Standards Addressed by this Activity
Common Core College and Career Readiness Anchor Standards for Language
Knowledge of Language:
CCSS.ELA-LITERACY.CCRA.L.3 Apply knowledge of language to understand how language functions in different contexts, to make effective choices for meaning or style, and to comprehend more fully when reading or listening.
Vocabulary Acquisition and Use:
CCSS.ELA-LITERACY.CCRA.L.4 Determine or clarify the meaning of unknown and multiple-meaning words and phrases by using context clues, analyzing meaningful word parts, and consulting general and specialized reference materials, as appropriate.
CCSS.ELA-LITERACY.CCRA.L.5 Demonstrate understanding of figurative language, word relationships, and nuances in word meanings.
Common Core College and Career Readiness Anchor Standards for Writing
Production and Distribution of Writing:
CCSS.ELA-LITERACY.CCRA.W.6 Use technology, including the Internet, to produce and publish writing and to interact and collaborate with others.
Research to Build and Present Knowledge:
CCSS.ELA-LITERACY.CCRA.W.7 Conduct short as well as more sustained research projects based on focused questions, demonstrating an understanding of the subject under investigation.
CCSS.ELA-LITERACY.CCRA.W.8 Gather relevant information from multiple print and digital sources, assess the credibility and accuracy of each source, and integrate the information while avoiding plagiarism.
CCSS.ELA-LITERACY.CCRA.W.9 Draw evidence from literary or informational texts to support analysis, reflection, and research.
Common Core College and Career Readiness Anchor Standards for Speaking and Listening
Comprehension and Collaboration:
CCSS.ELA-LITERACY.CCRA.SL.1 Prepare for and participate effectively in a range of conversations and collaborations with diverse partners, building on others’ ideas and expressing their own clearly and persuasively.
CCSS.ELA-LITERACY.CCRA.SL.2 Integrate and evaluate information presented in diverse media and formats, including visually, quantitatively, and orally.
CCSS.ELA-LITERACY.CCRA.SL.3 Evaluate a speaker’s point of view, reasoning, and use of evidence and rhetoric.
Common Core College and Career Readiness Anchor Standards for Reading
Key Ideas and Details:
CCSS.ELA-LITERACY.CCRA.R.1 Read closely to determine what the text says explicitly and to make logical inferences from it; cite specific textual evidence when writing or speaking to support conclusions drawn from the text.
Craft and Structure:
CCSS.ELA-LITERACY.CCRA.R.4 Interpret words and phrases as they are used in a text, including determining technical, connotative, and figurative meanings, and analyze how specific word choices shape meaning or tone.
CCSS.ELA-LITERACY.CCRA.R.5 Analyze the structure of texts, including how specific sentences, paragraphs, and larger portions of the text (e.g., a section, chapter, scene, or stanza) relate to each other and the whole.
Integration of Knowledge and Ideas:
CCSS.ELA-LITERACY.CCRA.R.7 Integrate and evaluate content presented in diverse media and formats, including visually and quantitatively, as well as in words.
CCSS.ELA-LITERACY.CCRA.R.8 Delineate and evaluate the argument and specific claims in a text, including the validity of the reasoning as well as the relevance and sufficiency of the evidence.
CCSS.ELA-LITERACY.CCRA.R.9 Analyze how two or more texts address similar themes or topics in order to build knowledge or to compare the approaches the authors take.
College, Career, and Civic Life (C3) Framework for Social Studies State Standards
Dimension 2, Applying Disciplinary Concepts and Tools, provides the backbone for the Inquiry Arc.
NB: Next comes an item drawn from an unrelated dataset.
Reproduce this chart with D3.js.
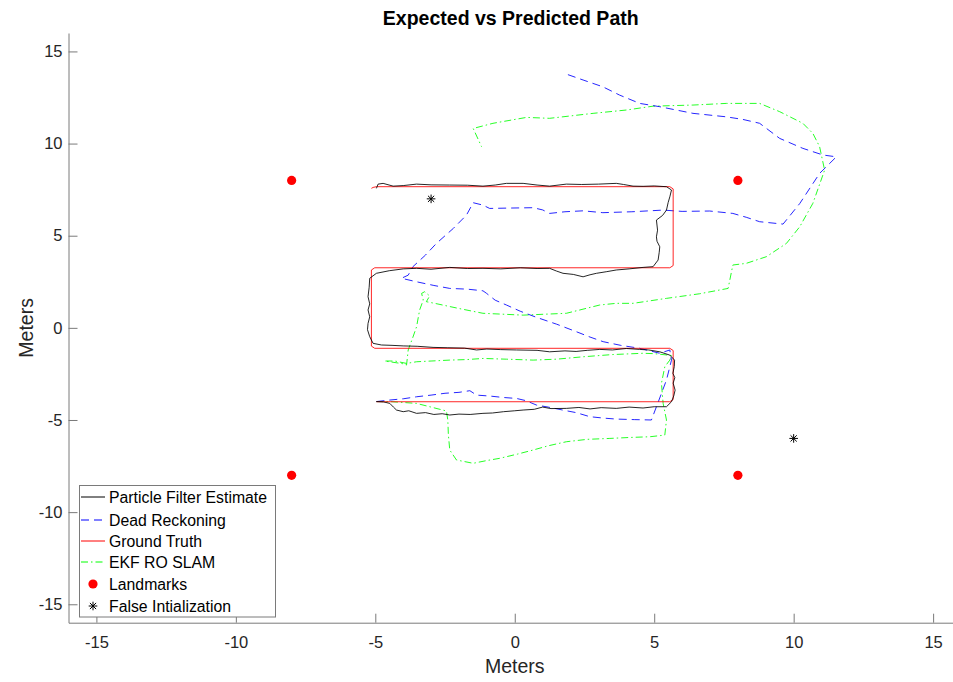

Working with a robust compelling question and a set of discrete supporting questions, teachers and students determine the kind of content they need in order to develop their inquiries. This process is an artful balancing act because the interplay between Dimensions 1 and 2 is dynamic: students access disciplinary knowledge both to develop questions and to pursue those questions using disciplinary concepts and tools. Children typically begin proposing solutions to compelling questions based on their experiences. Because social studies content is based in human experience, students will have hunches about the questions under study. Rich social studies teaching, however, offers students opportunities to investigate those questions more thoroughly through disciplinary (civic, economic, geographical, or historical) and multi-disciplinary means. Dimension 2 sets forth the conceptual content that defines the disciplines, such as the historian’s habit of describing how the perspectives of people in the present shape their interpretations of the past. This practice, along with the curricular content and the distinctive habits of mind from the other social science disciplines, informs students’ investigations and contributes to an inquiry process for social studies.
Collaborative for Academic, Social, and Emotional Learning Competencies
Responsible decision-making: The abilities to make caring and constructive choices about personal behavior and social interactions across diverse situations. This includes the capacities to consider ethical standards and safety concerns, and to evaluate the benefits and consequences of various actions for personal, social, and collective well-being.
Relationship skills: The abilities to establish and maintain healthy and supportive relationships and to effectively navigate settings with diverse individuals and groups. This includes the capacities to communicate clearly, listen actively, cooperate, work collaboratively to problem solve and negotiate conflict constructively, navigate settings with differing social and cultural demands and opportunities, provide leadership, and seek or offer help when needed.